_Data provided_
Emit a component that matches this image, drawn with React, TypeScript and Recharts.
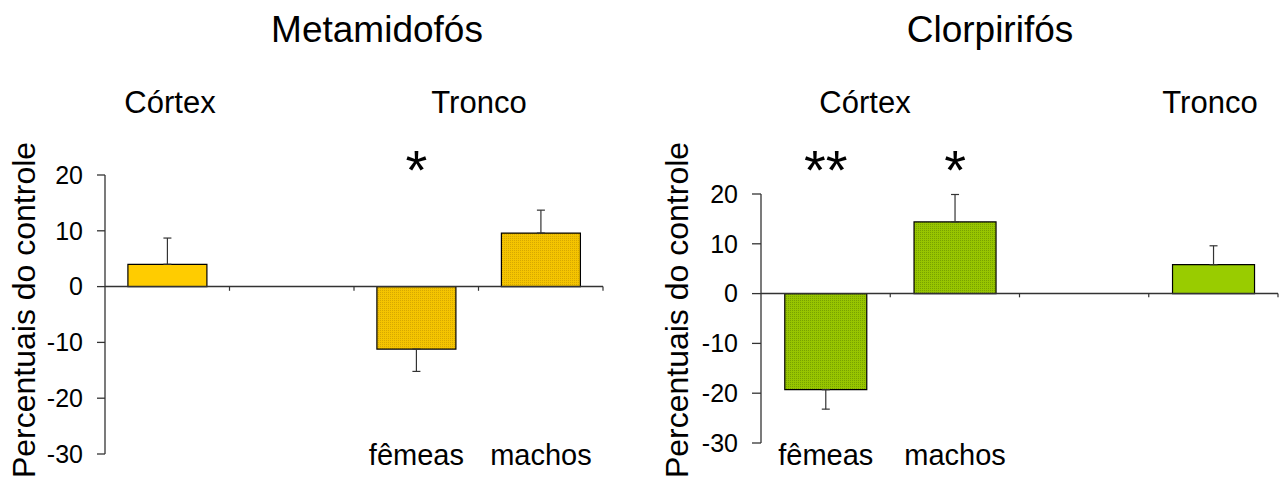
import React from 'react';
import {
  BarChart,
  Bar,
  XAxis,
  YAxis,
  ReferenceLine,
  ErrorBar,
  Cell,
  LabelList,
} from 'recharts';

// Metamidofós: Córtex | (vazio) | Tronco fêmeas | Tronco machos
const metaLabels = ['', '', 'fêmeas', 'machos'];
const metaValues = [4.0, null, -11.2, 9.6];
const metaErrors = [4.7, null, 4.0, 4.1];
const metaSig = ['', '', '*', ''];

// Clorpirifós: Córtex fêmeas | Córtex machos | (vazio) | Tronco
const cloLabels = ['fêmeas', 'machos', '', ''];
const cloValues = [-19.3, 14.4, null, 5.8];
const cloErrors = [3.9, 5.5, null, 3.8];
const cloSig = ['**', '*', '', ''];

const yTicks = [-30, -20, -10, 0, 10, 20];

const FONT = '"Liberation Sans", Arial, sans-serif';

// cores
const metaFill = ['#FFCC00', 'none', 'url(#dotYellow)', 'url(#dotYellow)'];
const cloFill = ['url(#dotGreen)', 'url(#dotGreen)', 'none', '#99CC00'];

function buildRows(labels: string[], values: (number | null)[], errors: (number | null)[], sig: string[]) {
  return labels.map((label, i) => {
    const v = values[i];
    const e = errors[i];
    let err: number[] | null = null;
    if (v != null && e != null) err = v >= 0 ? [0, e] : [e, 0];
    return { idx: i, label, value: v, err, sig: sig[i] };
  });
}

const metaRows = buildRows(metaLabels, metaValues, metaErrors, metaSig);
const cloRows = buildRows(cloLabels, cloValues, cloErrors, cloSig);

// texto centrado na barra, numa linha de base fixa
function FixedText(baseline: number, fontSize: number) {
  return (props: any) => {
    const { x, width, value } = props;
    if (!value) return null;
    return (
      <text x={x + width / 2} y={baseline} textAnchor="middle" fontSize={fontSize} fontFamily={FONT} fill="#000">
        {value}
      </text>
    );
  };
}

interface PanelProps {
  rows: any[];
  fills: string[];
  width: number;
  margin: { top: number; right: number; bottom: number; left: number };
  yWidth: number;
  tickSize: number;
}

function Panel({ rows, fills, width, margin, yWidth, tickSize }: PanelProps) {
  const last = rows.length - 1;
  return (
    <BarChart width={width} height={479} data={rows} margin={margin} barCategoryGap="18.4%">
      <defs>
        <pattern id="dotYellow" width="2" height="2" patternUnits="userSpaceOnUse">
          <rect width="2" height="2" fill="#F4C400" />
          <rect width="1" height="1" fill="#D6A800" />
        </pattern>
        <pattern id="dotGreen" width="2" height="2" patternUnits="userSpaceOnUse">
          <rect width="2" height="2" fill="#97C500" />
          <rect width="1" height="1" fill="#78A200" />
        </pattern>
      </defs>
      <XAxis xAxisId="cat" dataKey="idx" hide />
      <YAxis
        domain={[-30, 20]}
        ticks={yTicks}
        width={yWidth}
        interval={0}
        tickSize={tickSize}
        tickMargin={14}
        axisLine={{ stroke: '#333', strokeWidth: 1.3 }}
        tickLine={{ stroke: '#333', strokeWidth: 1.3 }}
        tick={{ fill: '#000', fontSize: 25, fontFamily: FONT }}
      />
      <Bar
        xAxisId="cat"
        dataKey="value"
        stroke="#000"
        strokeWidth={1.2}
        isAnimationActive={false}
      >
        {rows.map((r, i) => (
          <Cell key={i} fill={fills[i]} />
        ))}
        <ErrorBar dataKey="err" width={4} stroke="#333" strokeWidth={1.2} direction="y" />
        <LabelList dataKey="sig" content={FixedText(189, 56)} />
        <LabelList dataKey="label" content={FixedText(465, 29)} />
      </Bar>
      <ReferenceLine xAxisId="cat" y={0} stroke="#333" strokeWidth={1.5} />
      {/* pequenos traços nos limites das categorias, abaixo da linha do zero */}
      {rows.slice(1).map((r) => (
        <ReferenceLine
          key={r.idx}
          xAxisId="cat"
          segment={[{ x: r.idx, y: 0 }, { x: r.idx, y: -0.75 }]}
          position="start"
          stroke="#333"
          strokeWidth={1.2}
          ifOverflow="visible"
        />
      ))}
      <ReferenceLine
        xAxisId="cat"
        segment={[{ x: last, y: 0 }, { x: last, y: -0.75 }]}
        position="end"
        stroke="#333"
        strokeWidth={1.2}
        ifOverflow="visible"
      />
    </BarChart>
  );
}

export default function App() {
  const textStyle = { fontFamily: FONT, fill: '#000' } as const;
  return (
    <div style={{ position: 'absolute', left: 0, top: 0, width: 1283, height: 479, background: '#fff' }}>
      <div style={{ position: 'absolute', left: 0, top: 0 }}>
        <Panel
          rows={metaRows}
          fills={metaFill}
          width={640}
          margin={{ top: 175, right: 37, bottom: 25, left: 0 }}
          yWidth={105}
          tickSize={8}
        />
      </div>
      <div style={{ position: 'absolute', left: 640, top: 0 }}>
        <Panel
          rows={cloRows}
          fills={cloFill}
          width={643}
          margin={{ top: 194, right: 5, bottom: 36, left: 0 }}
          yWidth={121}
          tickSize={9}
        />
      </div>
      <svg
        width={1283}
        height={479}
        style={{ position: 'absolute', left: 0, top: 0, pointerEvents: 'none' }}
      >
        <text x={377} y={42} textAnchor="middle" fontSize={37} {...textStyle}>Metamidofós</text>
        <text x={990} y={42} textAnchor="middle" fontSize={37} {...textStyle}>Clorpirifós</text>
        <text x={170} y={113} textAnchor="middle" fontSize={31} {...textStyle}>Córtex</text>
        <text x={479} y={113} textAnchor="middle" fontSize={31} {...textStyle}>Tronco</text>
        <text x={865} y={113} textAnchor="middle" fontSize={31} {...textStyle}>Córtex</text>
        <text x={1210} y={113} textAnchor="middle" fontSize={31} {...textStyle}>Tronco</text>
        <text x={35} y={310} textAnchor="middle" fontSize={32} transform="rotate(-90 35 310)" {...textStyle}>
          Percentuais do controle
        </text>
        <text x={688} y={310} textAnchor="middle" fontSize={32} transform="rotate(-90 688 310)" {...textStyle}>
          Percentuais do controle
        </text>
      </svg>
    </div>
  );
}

_What you will do_
Write out again, exactly, the lines from the start of the listing up to the line containing "['url(#dotGreen)', 'url(#dotGreen)', 'none', '#99CC00'];", with both ends and without pictures.

_Result for this exercise_
Emit a component that matches this image, drawn with React, TypeScript and Recharts.
import React from 'react';
import {
  BarChart,
  Bar,
  XAxis,
  YAxis,
  ReferenceLine,
  ErrorBar,
  Cell,
  LabelList,
} from 'recharts';

// Metamidofós: Córtex | (vazio) | Tronco fêmeas | Tronco machos
const metaLabels = ['', '', 'fêmeas', 'machos'];
const metaValues = [4.0, null, -11.2, 9.6];
const metaErrors = [4.7, null, 4.0, 4.1];
const metaSig = ['', '', '*', ''];

// Clorpirifós: Córtex fêmeas | Córtex machos | (vazio) | Tronco
const cloLabels = ['fêmeas', 'machos', '', ''];
const cloValues = [-19.3, 14.4, null, 5.8];
const cloErrors = [3.9, 5.5, null, 3.8];
const cloSig = ['**', '*', '', ''];

const yTicks = [-30, -20, -10, 0, 10, 20];

const FONT = '"Liberation Sans", Arial, sans-serif';

// cores
const metaFill = ['#FFCC00', 'none', 'url(#dotYellow)', 'url(#dotYellow)'];
const cloFill = ['url(#dotGreen)', 'url(#dotGreen)', 'none', '#99CC00'];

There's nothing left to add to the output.